I should include a bit of information about Nick's car at this point. It is a little Toyota, which is amusing because both of the guys are over 6 feet tall. Needless to say, there is no leg room in the back seat, on account of both the driver and passenger side chairs being pushed all the way back. So anyone in the back seat (i.e. me) must sort of stretch their legs over all three seats in the back to be kind of comfortable, in much the same way that I must shoehorn potential passengers into the back of my Civic. We drive to the parking lot closest to the science building only to discover that all the parking places are, alas, all taken, except for one guy who was parked in two spaces.

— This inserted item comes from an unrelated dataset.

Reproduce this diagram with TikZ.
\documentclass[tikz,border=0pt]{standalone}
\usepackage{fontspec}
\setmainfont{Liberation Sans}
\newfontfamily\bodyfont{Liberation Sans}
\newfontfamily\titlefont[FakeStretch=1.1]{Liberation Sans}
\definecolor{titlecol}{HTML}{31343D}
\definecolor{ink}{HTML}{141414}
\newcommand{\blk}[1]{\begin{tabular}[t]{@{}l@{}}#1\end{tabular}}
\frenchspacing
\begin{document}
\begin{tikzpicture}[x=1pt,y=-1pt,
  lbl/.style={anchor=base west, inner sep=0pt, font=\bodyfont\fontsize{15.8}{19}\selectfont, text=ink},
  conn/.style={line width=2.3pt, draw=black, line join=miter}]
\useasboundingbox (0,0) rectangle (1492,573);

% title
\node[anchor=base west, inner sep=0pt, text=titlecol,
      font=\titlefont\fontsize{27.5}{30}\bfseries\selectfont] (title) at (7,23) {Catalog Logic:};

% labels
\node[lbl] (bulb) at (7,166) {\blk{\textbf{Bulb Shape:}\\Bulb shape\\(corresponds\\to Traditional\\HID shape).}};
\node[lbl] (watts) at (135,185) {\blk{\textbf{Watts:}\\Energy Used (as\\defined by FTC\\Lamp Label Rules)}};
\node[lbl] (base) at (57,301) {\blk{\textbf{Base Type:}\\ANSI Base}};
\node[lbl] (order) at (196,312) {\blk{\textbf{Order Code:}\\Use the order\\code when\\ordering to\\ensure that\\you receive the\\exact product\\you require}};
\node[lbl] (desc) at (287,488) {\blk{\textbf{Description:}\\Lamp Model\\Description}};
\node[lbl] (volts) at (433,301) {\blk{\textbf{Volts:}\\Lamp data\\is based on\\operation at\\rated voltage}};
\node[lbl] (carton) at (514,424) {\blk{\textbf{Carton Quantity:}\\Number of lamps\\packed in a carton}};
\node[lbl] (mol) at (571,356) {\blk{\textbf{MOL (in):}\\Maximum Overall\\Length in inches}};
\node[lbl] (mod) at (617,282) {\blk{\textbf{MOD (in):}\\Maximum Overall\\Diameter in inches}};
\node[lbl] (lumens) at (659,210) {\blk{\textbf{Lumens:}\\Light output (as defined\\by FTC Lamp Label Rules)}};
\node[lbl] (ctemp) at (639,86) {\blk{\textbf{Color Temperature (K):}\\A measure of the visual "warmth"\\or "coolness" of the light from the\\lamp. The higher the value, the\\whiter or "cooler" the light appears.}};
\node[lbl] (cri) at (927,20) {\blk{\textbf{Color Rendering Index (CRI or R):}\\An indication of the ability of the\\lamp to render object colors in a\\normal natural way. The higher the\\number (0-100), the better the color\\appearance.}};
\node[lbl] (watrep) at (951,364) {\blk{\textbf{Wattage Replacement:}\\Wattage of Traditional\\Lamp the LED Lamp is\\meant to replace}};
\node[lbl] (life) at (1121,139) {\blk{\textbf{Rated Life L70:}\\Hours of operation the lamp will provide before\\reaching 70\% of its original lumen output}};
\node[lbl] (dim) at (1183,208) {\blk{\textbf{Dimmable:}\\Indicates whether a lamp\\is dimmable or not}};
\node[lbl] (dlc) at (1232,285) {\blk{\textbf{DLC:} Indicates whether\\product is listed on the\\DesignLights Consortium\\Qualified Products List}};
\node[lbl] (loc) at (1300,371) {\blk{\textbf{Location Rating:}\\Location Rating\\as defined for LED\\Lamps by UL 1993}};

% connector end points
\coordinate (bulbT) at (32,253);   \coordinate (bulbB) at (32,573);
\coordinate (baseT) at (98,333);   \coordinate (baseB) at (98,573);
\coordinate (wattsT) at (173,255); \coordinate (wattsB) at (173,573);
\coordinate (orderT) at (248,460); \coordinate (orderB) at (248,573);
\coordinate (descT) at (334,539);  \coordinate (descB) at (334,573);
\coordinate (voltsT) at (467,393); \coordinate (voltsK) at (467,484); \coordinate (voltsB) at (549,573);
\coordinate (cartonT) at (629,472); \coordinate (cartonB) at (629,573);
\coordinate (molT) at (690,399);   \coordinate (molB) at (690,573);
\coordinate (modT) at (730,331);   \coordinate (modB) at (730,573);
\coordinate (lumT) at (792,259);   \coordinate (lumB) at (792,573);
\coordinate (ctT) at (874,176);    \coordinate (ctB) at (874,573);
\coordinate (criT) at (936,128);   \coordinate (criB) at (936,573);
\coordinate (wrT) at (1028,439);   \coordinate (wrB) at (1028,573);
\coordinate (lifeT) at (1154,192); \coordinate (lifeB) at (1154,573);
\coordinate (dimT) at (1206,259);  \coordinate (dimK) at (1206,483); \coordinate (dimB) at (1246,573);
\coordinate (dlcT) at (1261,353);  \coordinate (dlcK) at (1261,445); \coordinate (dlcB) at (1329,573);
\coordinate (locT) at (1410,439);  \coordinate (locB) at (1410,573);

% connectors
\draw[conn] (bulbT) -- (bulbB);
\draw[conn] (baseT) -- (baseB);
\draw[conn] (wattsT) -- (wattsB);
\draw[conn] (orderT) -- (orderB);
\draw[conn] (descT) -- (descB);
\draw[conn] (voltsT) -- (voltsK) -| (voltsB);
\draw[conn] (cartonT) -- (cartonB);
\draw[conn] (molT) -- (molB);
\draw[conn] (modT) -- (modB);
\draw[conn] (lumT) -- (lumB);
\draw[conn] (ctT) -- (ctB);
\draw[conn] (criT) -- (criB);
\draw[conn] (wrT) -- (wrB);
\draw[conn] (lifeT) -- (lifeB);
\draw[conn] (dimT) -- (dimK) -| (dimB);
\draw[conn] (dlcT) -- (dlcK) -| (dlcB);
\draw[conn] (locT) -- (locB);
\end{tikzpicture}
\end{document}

Against both Treco's protestations and mine, that he will probably loose one or both wing mirrors if he tries it, Nick was able to squeeze his narrow little car between the offending van and the SUV to its left, blocking the offender's driver side door almost completely. The three of us however, still had enough space to get out**** of our vehicle, and Nick was actually entirely within the lines of his newly claimed space. Satisfied that a suitably obnoxious counter-maneuver had been executed, we continued to the Mall, where the traditional Groundhog Day Mimosas were waiting for us.

Now we did not spend a lot of time waiting for the Groundhog***** to emerge from the tower and tell us if we will have another 6 weeks of psudo-winter, because soon after we satisfied the CSO guy at the drinks table that we were over 21, and therefore allowed champaign in our orange juice, it was announced that the breakfast buffet was open.+ No alcohol being allowed inside, the mimosas were consumed rather quickly before heading in to the nice warm building to get food that I was only eating because it was free, and beggars can't be choosers.

If I don't kill my loud, party going neighbors*, I'll post again soon.

-Yami




*Because I tend to zone out, and fifteen minutes later I have no idea what line of the poem the rest of the class is examining, or even if I'm looking at the right poem.

**The most beloved holiday in UD's calender, for reasons that are not entirely clear to anyone, but we have been celebrating for several decades, so it's a tradition and we can't change it now, now can we?

***Of course we drove. It was cold out and, as seniors, we are nothing if not lazy.

****Although the door I used was actually the hatchback: it was just easier that way.

*****Dr. O in a Groundhog Suit.

+I do not like ending a sentence with a preposition like that, but it has already gone on long enough, and I do not feel like reformulating the whole sentence just to avoid that construction, especially since I think that 'open' is being used as an adjective, not a preposition, in this sentence. Debate?

*I.e. Everyone in the apartment complex except for me, or at least that's what it seems like some days.